Global crude oil prices are climbing, driven by a tight supply outlook reaffirmed by the OPEC+ alliance and intensifying geopolitical risks that threaten stability in key production and transit regions. The upward momentum has significant implications for economies dependent on oil exports and imports, like Nigeria.
As of Tuesday, December 2, 2025, Brent Crude Futures are trading around $63.31 per barrel, and WTI Crude Futures are near $59.50 per barrel. The primary structural factor supporting oil prices is the collective policy of the world’s largest oil producers:
The Organization of the Petroleum Exporting Countries and its allies (OPEC+) reaffirmed their plan to pause output increases through the first quarter of 2026 (January to March).
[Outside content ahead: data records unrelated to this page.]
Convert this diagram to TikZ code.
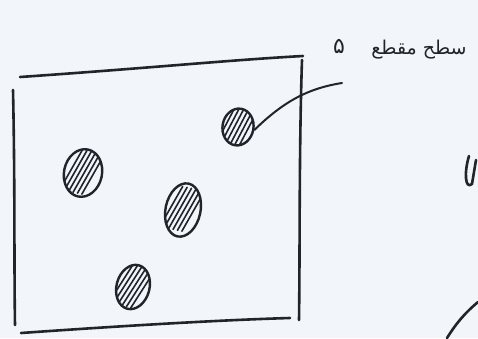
\documentclass[tikz,border=0pt]{standalone}
\usepackage{fontspec}
\newfontfamily\arabicfont[Script=Arabic]{DejaVu Sans}
\TeXXeTstate=1
\usetikzlibrary{shapes.geometric,calc}
\definecolor{paper}{HTML}{F2F6FA}
\definecolor{ink}{HTML}{20242B}
\tikzset{
  ink/.style={draw=ink, line width=2.6pt, line cap=round, line join=round},
  hole/.style={ellipse, draw=ink, line width=2.4pt, inner sep=0pt,
    path picture={\foreach \d in {-12,-7.5,...,12}
      \draw[ink, line width=1.6pt] ([xshift=\d pt]path picture bounding box.center) ++(-7pt,-22pt) -- ++(14pt,44pt);}},
  lbl/.style={text=ink, inner sep=0pt}
}
\begin{document}
\begin{tikzpicture}[x=1pt,y=-1pt]
\fill[paper] (0,0) rectangle (478,338);
\useasboundingbox (0,0) rectangle (478,338);
% hand-drawn frame
\draw[ink] (20,77) .. controls (150,68) and (230,60) .. (303,56);
\draw[ink] (13,90) .. controls (15,180) and (14,260) .. (15,325);
\draw[ink] (302,60) .. controls (299,150) and (300,250) .. (299,320);
\draw[ink] (21,333) .. controls (120,326) and (220,320) .. (290,318);
% hatched spots
\node[hole, minimum width=31pt, minimum height=37pt, rotate=-10] (h1) at (238,127) {};
\node[hole, minimum width=38pt, minimum height=48pt, rotate=-12] (h2) at (83,173) {};
\node[hole, minimum width=35pt, minimum height=54pt, rotate=-12] (h3) at (183,210) {};
\node[hole, minimum width=33pt, minimum height=45pt, rotate=-15] (h4) at (133,287) {};
% leader line and label
\coordinate (tip) at (342,83);
\draw[ink, line width=2pt] (h1.east) .. controls (285,100) and (310,88) .. (tip);
\node[lbl, font=\arabicfont\fontsize{22}{24}\selectfont] (t5) at (339,46) {\beginR ۵\endR};
\node[lbl, font=\arabicfont\fontsize{19}{22}\selectfont] (tt) at (419,50) {\beginR سطح مقطع\endR};
% marks at right edge
\draw[ink] (469,156) .. controls (464,172) and (465,190) .. (472,184) -- (476,160);
\draw[ink] (447,338) .. controls (457,322) and (466,312) .. (478,302);
\end{tikzpicture}
\end{document}
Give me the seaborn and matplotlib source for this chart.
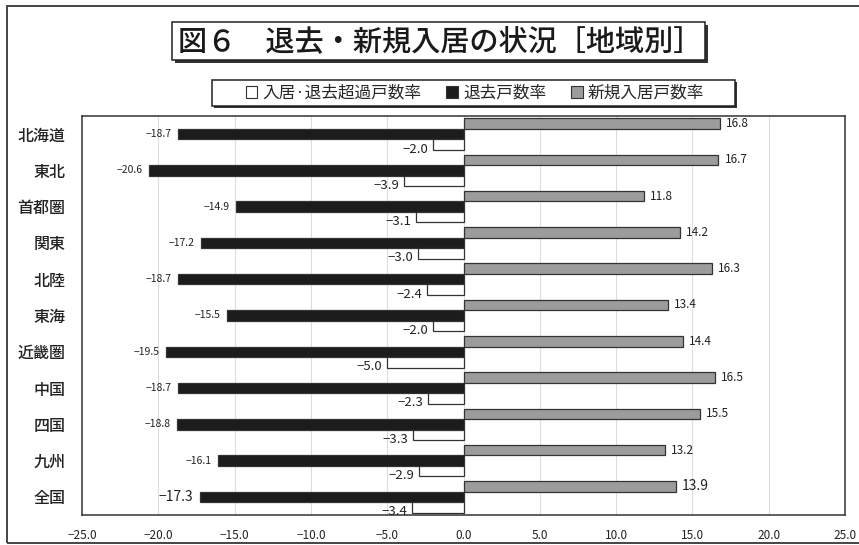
import pandas as pd
import matplotlib
matplotlib.use('Agg')
import matplotlib.pyplot as plt
import matplotlib.patches as mpatches
from matplotlib.ticker import FuncFormatter
import seaborn as sns

# data
regions = ['北海道', '東北', '首都圏', '関東', '北陸', '東海', '近畿圏', '中国', '四国', '九州', '全国']
new_rate = [16.8, 16.7, 11.8, 14.2, 16.3, 13.4, 14.4, 16.5, 15.5, 13.2, 13.9]
move_out_rate = [-18.7, -20.6, -14.9, -17.2, -18.7, -15.5, -19.5, -18.7, -18.8, -16.1, -17.3]
net_rate = [-2.0, -3.9, -3.1, -3.0, -2.4, -2.0, -5.0, -2.3, -3.3, -2.9, -3.4]
x_ticks = [-25, -20, -15, -10, -5, 0, 5, 10, 15, 20, 25]

s_new = '新規入居戸数率'
s_out = '退去戸数率'
s_net = '入居·退去超過戸数率'

df = pd.DataFrame({
    'region': regions * 3,
    'series': [s_new] * len(regions) + [s_out] * len(regions) + [s_net] * len(regions),
    'value': new_rate + move_out_rate + net_rate,
})

sns.set_style('white')
plt.rcParams['font.family'] = ['Noto Sans CJK JP', 'DejaVu Sans']

W, H = 859, 545
fig = plt.figure(figsize=(W / 100, H / 100), dpi=100)

def fx(px):
    return px / W

def fy(py):
    return 1 - py / H

# axes placement (pixels from reference)
left, right, top, bottom = 82, 845, 116, 515
ax = fig.add_axes([fx(left), fy(bottom), fx(right - left), (bottom - top) / H])

colors = {s_new: '#9c9c9c', s_out: '#1c1c1c', s_net: '#ffffff'}
sns.barplot(data=df, y='region', x='value', hue='series',
            hue_order=[s_new, s_out, s_net], order=regions,
            palette=colors, orient='h', width=0.87,
            edgecolor='#333333', linewidth=0.9, legend=False, ax=ax)

ax.set_xlim(-25, 25)
ax.set_ylim(len(regions) - 0.5, -0.5)
ax.set_xlabel('')
ax.set_ylabel('')
ax.set_xticks(x_ticks)
ax.xaxis.set_major_formatter(FuncFormatter(lambda v, p: f'{v:.1f}'.replace('-', '−')))
ax.tick_params(axis='x', length=3, direction='in', pad=10, labelsize=8.5, colors='#222222')
ax.tick_params(axis='y', length=0, pad=12, labelsize=11.5)
for t in ax.get_yticklabels():
    t.set_fontweight('medium')
    t.set_color('#222222')
for v in x_ticks[1:-1]:
    ax.axvline(v, color='#dddddd', lw=0.8, zorder=0)
for sp in ax.spines.values():
    sp.set_color('#333333')
    sp.set_linewidth(1.1)

# value labels next to bars
series_order = [s_new, s_out, s_net]
values = [new_rate, move_out_rate, net_rate]
for cont, name, vals in zip(ax.containers, series_order, values):
    for i, bar in enumerate(cont.patches):
        val = vals[i]
        txt = f'{val:.1f}'.replace('-', '−')
        yc = bar.get_y() + bar.get_height() / 2
        big = regions[i] == '全国'
        if name == s_new:
            ax.text(val + 0.4, yc, txt, ha='left', va='center',
                    fontsize=10 if big else 8.5, color='#222222')
        elif name == s_out:
            ax.text(val - 0.4, yc, txt, ha='right', va='center',
                    fontsize=10 if big else 7.5, color='#222222')
        else:
            ax.text(val - 0.3, yc + 0.12, txt, ha='right', va='center',
                    fontsize=9.5, color='#222222')

# outer frame of the whole chart
fig.patches.append(mpatches.Rectangle((fx(7), fy(543)), fx(880), (543 - 6) / H,
                                      transform=fig.transFigure, fill=False,
                                      ec='#444444', lw=1.4, clip_on=False))

# boxes with drop shadow
def shadow_box(x0, y0, x1, y1, off=3):
    fig.patches.append(mpatches.Rectangle((fx(x0 + off), fy(y1 + off)), fx(x1 - x0), (y1 - y0) / H,
                                          transform=fig.transFigure, fc='#333333', ec='none'))
    fig.patches.append(mpatches.Rectangle((fx(x0), fy(y1)), fx(x1 - x0), (y1 - y0) / H,
                                          transform=fig.transFigure, fc='white', ec='#222222', lw=1.1))

shadow_box(172, 22, 705, 60)
fig.text(fx(440), fy(42), '図６　退去・新規入居の状況［地域別］', ha='center', va='center',
         fontsize=21, fontweight='medium', color='#1a1a1a')

# legend box
shadow_box(212, 80, 735, 106, off=2)
handles = [mpatches.Patch(fc=colors[s], ec='#333333', lw=0.8) for s in [s_net, s_out, s_new]]
fig.legend(handles, [s_net, s_out, s_new], loc='center', bbox_to_anchor=(fx(475), fy(93)),
           ncol=3, frameon=False, fontsize=12, handlelength=0.7, handleheight=0.7,
           handletextpad=0.3, columnspacing=1.5, borderaxespad=0)

fig.savefig('out.png', dpi=100)
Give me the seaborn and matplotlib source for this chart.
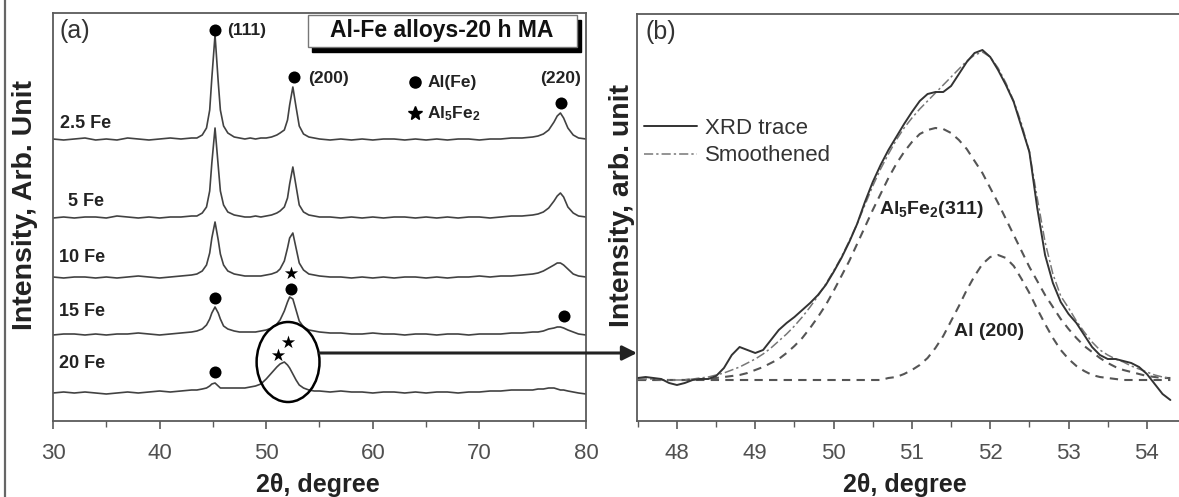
import numpy as np
import pandas as pd
import matplotlib
matplotlib.use("Agg")
import matplotlib.pyplot as plt
from matplotlib.patches import Ellipse, Rectangle, ConnectionPatch
from matplotlib.lines import Line2D
from matplotlib.ticker import MultipleLocator
import seaborn as sns

# ---------------- Panel (a): XRD patterns of Al-Fe alloys after 20 h MA ----------------
two_theta_a = [30, 31, 32, 33, 34, 35, 36, 37, 38, 39,
               40, 41, 42, 43, 43.5, 44, 44.4, 44.7, 44.9, 45.2,
               45.5, 45.7, 46, 46.4, 47, 47.5, 48, 48.5, 49, 49.5,
               50, 50.5, 51, 51.3, 51.7, 52.0, 52.2, 52.5, 52.8, 53.1,
               53.5, 54, 54.5, 55, 56, 57, 58, 59, 60, 61,
               62, 63, 64, 65, 66, 67, 68, 69, 70, 71,
               72, 73, 74, 75, 75.5, 76, 76.5, 77, 77.3, 77.6,
               77.9, 78.3, 78.8, 79.3, 80]

sample_names = ["2.5 Fe", "5 Fe", "10 Fe", "15 Fe", "20 Fe"]
stack_offsets = [281, 203, 143, 86, 28]

intensity_2p5fe = [1, 0, 1, 2, 0, 1, 0, 2, 1, 0,
                   1, 2, 1, 2, 2, 5, 12, 30, 62, 105,
                   58, 30, 14, 7, 3, 2, 1, 2, 1, 2,
                   2, 3, 5, 7, 10, 20, 35, 53, 33, 14,
                   6, 3, 2, 1, 0, 1, 0, 1, 0, 1,
                   1, 0, 1, 0, 1, 0, 1, 1, 0, 1,
                   1, 2, 2, 3, 4, 6, 10, 18, 24, 27,
                   22, 12, 5, 2, 1]
intensity_5fe = [0, 1, 0, 1, 1, 0, 2, 1, 0, 1,
                 0, 1, 1, 2, 2, 5, 11, 27, 55, 90,
                 52, 27, 13, 6, 3, 2, 1, 1, 2, 1,
                 2, 3, 5, 7, 11, 20, 34, 51, 32, 13,
                 6, 3, 2, 1, 1, 0, 1, 0, 1, 0,
                 1, 1, 0, 1, 0, 1, 0, 1, 1, 0,
                 1, 2, 2, 3, 4, 6, 10, 17, 22, 25,
                 21, 11, 5, 2, 1]
intensity_10fe = [1, 0, 1, 1, 0, 1, 0, 1, 2, 1,
                  0, 1, 2, 3, 4, 7, 13, 25, 40, 56,
                  38, 24, 13, 7, 4, 3, 2, 2, 2, 2,
                  3, 4, 6, 9, 17, 30, 40, 45, 30, 15,
                  8, 4, 3, 2, 1, 1, 0, 1, 0, 1,
                  0, 1, 1, 0, 1, 0, 1, 1, 2, 1,
                  2, 2, 3, 4, 5, 7, 10, 13, 15, 15,
                  13, 9, 4, 2, 1]
intensity_15fe = [0, 1, 1, 0, 1, 0, 1, 1, 2, 1,
                  0, 1, 2, 3, 4, 6, 10, 16, 22, 28,
                  22, 16, 9, 6, 4, 3, 3, 3, 3, 4,
                  5, 7, 11, 15, 24, 33, 38, 36, 25, 14,
                  8, 5, 4, 3, 2, 2, 1, 1, 2, 1,
                  1, 0, 1, 1, 0, 1, 1, 0, 1, 1,
                  1, 2, 2, 3, 3, 4, 6, 7, 8, 8,
                  7, 5, 3, 1, 0]
intensity_20fe = [0, 1, 0, 1, 0, -1, 0, 1, 0, 1,
                  2, 1, 2, 3, 3, 4, 5, 7, 9, 10,
                  7, 5, 5, 5, 5, 5, 5, 6, 7, 9,
                  14, 20, 26, 29, 31, 28, 25, 19, 13, 8,
                  5, 3, 2, 2, 1, 2, 1, 1, 0, 1,
                  1, 0, 1, 0, 1, 1, 0, 1, 1, 2,
                  2, 3, 3, 3, 4, 4, 5, 5, 4, 3,
                  3, 2, 1, 0, -1]

# phase markers (2theta, stacked intensity)
alfe_marks_x = [45.2, 52.65, 77.7, 45.2, 52.35, 77.9, 45.2]
alfe_marks_y = [391, 344, 318, 123, 132, 105, 49]
al5fe2_marks_x = [52.35, 51.1, 52.0]
al5fe2_marks_y = [148, 66, 79]
peak_labels = ["(111)", "(200)", "(220)"]

# ---------------- Panel (b): deconvolution of the 20 Fe peak ----------------
two_theta_b = [47.5, 47.6, 47.7, 47.8, 47.9, 48.0, 48.1, 48.2, 48.3, 48.4,
               48.5, 48.6, 48.7, 48.8, 48.9, 49.0, 49.1, 49.2, 49.3, 49.4,
               49.5, 49.6, 49.7, 49.8, 49.9, 50.0, 50.1, 50.2, 50.3, 50.4,
               50.5, 50.6, 50.7, 50.8, 50.9, 51.0, 51.1, 51.2, 51.3, 51.4,
               51.5, 51.6, 51.7, 51.8, 51.9, 52.0, 52.1, 52.2, 52.3, 52.4,
               52.5, 52.6, 52.7, 52.8, 52.9, 53.0, 53.1, 53.2, 53.3, 53.4,
               53.5, 53.6, 53.7, 53.8, 53.9, 54.0, 54.1, 54.2, 54.3]
xrd_trace = [2, 3, 2, 1, -3, -5, -3, 0, 1, 1,
             4, 12, 25, 33, 30, 27, 30, 40, 50, 57,
             63, 70, 77, 85, 95, 108, 122, 138, 156, 178,
             198, 215, 230, 243, 256, 268, 279, 286, 288, 288,
             294, 306, 318, 327, 330, 323, 310, 295, 278, 253,
             228, 172, 125, 97, 78, 66, 57, 45, 33, 25,
             21, 21, 19, 17, 13, 6, -4, -14, -20]
smoothened = [1, 1, 1, 0, 0, 0, 0, 1, 2, 3,
              5, 7, 10, 13, 17, 21, 26, 32, 39, 46,
              54, 63, 73, 84, 96, 109, 123, 139, 156, 175,
              194, 211, 226, 240, 252, 262, 271, 279, 287, 295,
              303, 311, 319, 325, 328, 323, 312, 297, 279, 256,
              228, 182, 138, 106, 84, 72, 59, 48, 38, 30,
              25, 21, 18, 14, 11, 8, 5, 3, 2]
al5fe2_311 = [0, 0, 0, 0, 0, 0, 0, 1, 1, 1,
              2, 3, 4, 5, 7, 10, 13, 17, 21, 27,
              34, 42, 52, 63, 75, 89, 104, 119, 136, 153,
              170, 186, 202, 216, 228, 238, 246, 250, 252, 251,
              247, 240, 231, 219, 207, 192, 177, 161, 145, 129,
              113, 99, 85, 73, 61, 51, 42, 34, 28, 22,
              17, 13, 10, 8, 6, 4, 3, 2, 2]
al_200 = [0, 0, 0, 0, 0, 0, 0, 0, 0, 0,
          0, 0, 0, 0, 0, 0, 0, 0, 0, 0,
          0, 0, 0, 0, 0, 0, 0, 0, 0, 0,
          0, 0, 2, 3, 6, 10, 15, 22, 32, 44,
          59, 74, 90, 104, 116, 123, 125, 122, 114, 101,
          87, 71, 56, 42, 30, 21, 14, 9, 5, 3,
          2, 1, 0, 0, 0, 0, 0, 0, 0]

# ---------------- styling ----------------
sns.set_theme(style="white")
plt.rcParams["font.family"] = ["Liberation Sans", "DejaVu Sans"]
plt.rcParams["mathtext.fontset"] = "custom"
plt.rcParams["mathtext.rm"] = "Liberation Sans:bold"
plt.rcParams["mathtext.bf"] = "Liberation Sans:bold"
plt.rcParams["mathtext.it"] = "Liberation Sans:bold"

W, H = 1179, 497
fig = plt.figure(figsize=(W / 100, H / 100), dpi=100)
fig.patch.set_facecolor("white")
axL = fig.add_axes([53 / W, 76 / H, 533 / W, 408 / H])
axR = fig.add_axes([637 / W, 76 / H, 542 / W, 407 / H])

line_col = "#424242"
spine_col = "#5a5a5a"
tick_col = "#505050"

# ---- panel (a) curves
series_a = [intensity_2p5fe, intensity_5fe, intensity_10fe, intensity_15fe, intensity_20fe]
for name, off, vals in zip(sample_names, stack_offsets, series_a):
    d = pd.DataFrame({"two_theta": two_theta_a, "I": np.array(vals) + off})
    sns.lineplot(data=d, x="two_theta", y="I", ax=axL, color=line_col, lw=1.2,
                 estimator=None, sort=False)

sns.scatterplot(x=alfe_marks_x, y=alfe_marks_y, ax=axL, marker="o", s=75,
                color="black", edgecolor="black", linewidth=0, zorder=5)
sns.scatterplot(x=al5fe2_marks_x, y=al5fe2_marks_y, ax=axL, marker="*", s=100,
                color="black", edgecolor="black", linewidth=0, zorder=5)

axL.set_xlim(30, 80)
axL.set_ylim(0, 408)
axL.set_yticks([])
axL.xaxis.set_major_locator(MultipleLocator(10))
axL.xaxis.set_minor_locator(MultipleLocator(5))

# sample labels
label_pos_y = [297, 219, 164, 109, 58]
label_pos_x = [30.66, 31.4, 30.56, 30.56, 30.56]
for name, lx, ly in zip(sample_names, label_pos_x, label_pos_y):
    axL.text(lx, ly, name, fontsize=13, fontweight="bold", color="#222222",
             ha="left", va="center")

axL.text(30.6, 390, "(a)", fontsize=18, color="#333333", ha="left", va="center")
axL.text(46.3, 391, peak_labels[0], fontsize=12.5, fontweight="bold", color="#222222",
         ha="left", va="center")
axL.text(53.9, 342, peak_labels[1], fontsize=12.5, fontweight="bold", color="#222222",
         ha="left", va="center")
axL.text(77.6, 343, peak_labels[2], fontsize=12.5, fontweight="bold", color="#222222",
         ha="center", va="center")

# phase key
axL.plot([64.0], [339], marker="o", ms=8, color="black", ls="none")
axL.plot([64.0], [308], marker="*", ms=10, color="black", ls="none")
axL.text(65.1, 338, "Al(Fe)", fontsize=12.5, fontweight="bold", color="#222222",
         ha="left", va="center")
axL.text(65.1, 307, r"Al$_\mathrm{5}$Fe$_\mathrm{2}$", fontsize=12.5, fontweight="bold",
         color="#222222", ha="left", va="center")

# title box with shadow
axL.add_patch(Rectangle((54.3, 369), 25.2, 32, facecolor="black", edgecolor="black",
                        zorder=6))
axL.add_patch(Rectangle((53.92, 374), 25.24, 32, facecolor="white", edgecolor="#777777",
                        lw=1.0, zorder=7))
axL.text(66.5, 390, "Al-Fe alloys-20 h MA", fontsize=16.5, fontweight="bold",
         color="#111111", ha="center", va="center", zorder=8)

# circled region
axL.add_patch(Ellipse((52.05, 59), 5.9, 80, facecolor="none", edgecolor="black",
                      lw=1.8, zorder=6))

axL.set_xlabel("2θ, degree", fontsize=18, fontweight="bold", color="#222222")
axL.xaxis.label.set_va("center")
axL.xaxis.set_label_coords(0.497, -0.157)
axL.set_ylabel("Intensity, Arb. Unit", fontsize=20.5, fontweight="bold", color="#222222")
axL.yaxis.label.set_va("center")
axL.yaxis.set_label_coords(-0.0525, 0.53)

# ---- panel (b) curves
df_b = pd.DataFrame({"two_theta": two_theta_b, "xrd": xrd_trace, "smooth": smoothened,
                     "al5fe2": al5fe2_311, "al200": al_200})
sns.lineplot(data=df_b, x="two_theta", y="al5fe2", ax=axR, color="#555555", lw=1.5,
             estimator=None, sort=False).lines[-1].set_dashes([4, 3])
sns.lineplot(data=df_b, x="two_theta", y="al200", ax=axR, color="#555555", lw=1.5,
             estimator=None, sort=False).lines[-1].set_dashes([4, 3])
sns.lineplot(data=df_b, x="two_theta", y="smooth", ax=axR, color="#777777", lw=1.1,
             estimator=None, sort=False, label="Smoothened").lines[-1].set_dashes([6, 2, 1.5, 2])
sns.lineplot(data=df_b, x="two_theta", y="xrd", ax=axR, color="#333333", lw=1.4,
             estimator=None, sort=False, label="XRD trace")

h_xrd = axR.lines[-1]
h_sm = axR.lines[-2]
axR.legend(handles=[h_xrd, h_sm], labels=["XRD trace", "Smoothened"], loc="upper left",
           bbox_to_anchor=(0.012, 0.745), frameon=False, fontsize=16, handlelength=2.4,
           handletextpad=0.35, labelspacing=0.3, borderpad=0, borderaxespad=0,
           labelcolor="#333333")

axR.set_xlim(47.49, 54.41)
axR.set_ylim(-41, 366)
axR.set_yticks([])
axR.xaxis.set_major_locator(MultipleLocator(1))
axR.xaxis.set_minor_locator(MultipleLocator(0.5))

axR.text(47.6, 348, "(b)", fontsize=18, color="#333333", ha="left", va="center")
axR.text(50.58, 170, r"Al$_\mathrm{5}$Fe$_\mathrm{2}$(311)", fontsize=14, fontweight="bold",
         color="#222222", ha="left", va="center")
axR.text(51.54, 48, "Al (200)", fontsize=14, fontweight="bold", color="#222222",
         ha="left", va="center")

axR.set_xlabel("2θ, degree", fontsize=18, fontweight="bold", color="#222222")
axR.xaxis.label.set_va("center")
axR.xaxis.set_label_coords(0.494, -0.157)
axR.set_ylabel("Intensity, arb. unit", fontsize=20.5, fontweight="bold", color="#222222")
axR.yaxis.label.set_va("center")
axR.yaxis.set_label_coords(-0.0277, 0.53)

for ax in (axL, axR):
    for s in ax.spines.values():
        s.set_color(spine_col)
        s.set_linewidth(1.3)
        s.set_visible(True)
    ax.tick_params(axis="x", which="major", direction="out", length=6, width=1.2,
                   color=spine_col, labelsize=16, labelcolor=tick_col, pad=10,
                   bottom=True)
    ax.tick_params(axis="x", which="minor", direction="out", length=4, width=1.0,
                   color=spine_col, bottom=True)
    ax.set_facecolor("white")
axR.spines["right"].set_visible(False)

# arrow from circled peak to the zoomed panel
arrow = ConnectionPatch(xyA=(55.02, 68), coordsA="data", axesA=axL,
                        xyB=(47.49, 27), coordsB="data", axesB=axR,
                        arrowstyle="-|>", mutation_scale=22, lw=2.2, color="#222222",
                        shrinkA=0, shrinkB=0)
fig.add_artist(arrow)

# outer frame line on the left
fig.add_artist(Line2D([5 / W, 5 / W], [0, 1], color="#666666", lw=1.6))

fig.savefig("out.png", dpi=100, facecolor="white")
This decision follows a period of increasing supply since April 2025 and is designed to stabilize the market amidst concerns about a potential global oversupply next year.
The group also endorsed a new mechanism for 2027 to set quotas based on Maximum Sustainable Capacity (MSC), a move aimed at rewarding member states, like Nigeria, that demonstrate sustained investment in their upstream sector to boost technical production capacity.
Additionally, rising geopolitical instability has imposed a tangible risk premium on prices, threatening immediate supply flows:
Continued Ukrainian drone strikes on Russian energy infrastructure recently caused a temporary suspension of loadings at the Caspian Pipeline Consortium’s (CPC) Black Sea terminal. This disruption to a key conduit for Kazakh and Russian crude highlights the vulnerability of major export routes.
Mounting friction between the United States and Venezuela, including signals that the US may tighten existing restrictions, is raising concerns that exports from Venezuela (currently around 800,000 bpd) could be further impacted, adding to the supply squeeze.
For Nigeria, which relies on crude oil for over 90% of its foreign exchange earnings and over 75% of government revenue, rising oil prices present a complex duality:
Higher prices provide a critical boost to the nation’s foreign reserves and government revenue, which are vital for stabilizing the volatile Naira exchange rate and funding the national budget.
However, since Nigeria imports nearly all of its refined petroleum products (despite its large crude output), the high global crude price translates directly into higher landed costs for gasoline and diesel. Although the subsidy has been removed, high prices fuel domestic inflation by increasing transportation and production costs across the economy.
The renewed focus on geopolitical instability underscores Nigeria’s deep vulnerability as a mono-product economy, whose fiscal health remains entirely dependent on external factors beyond its control.
The current price environment presents an opportunity for Nigeria to bolster its reserves, but the government must ensure the windfall is effectively managed to mitigate inflationary fallout and accelerate the economic diversification drive (especially in non-oil sectors like ICT and Financial Services).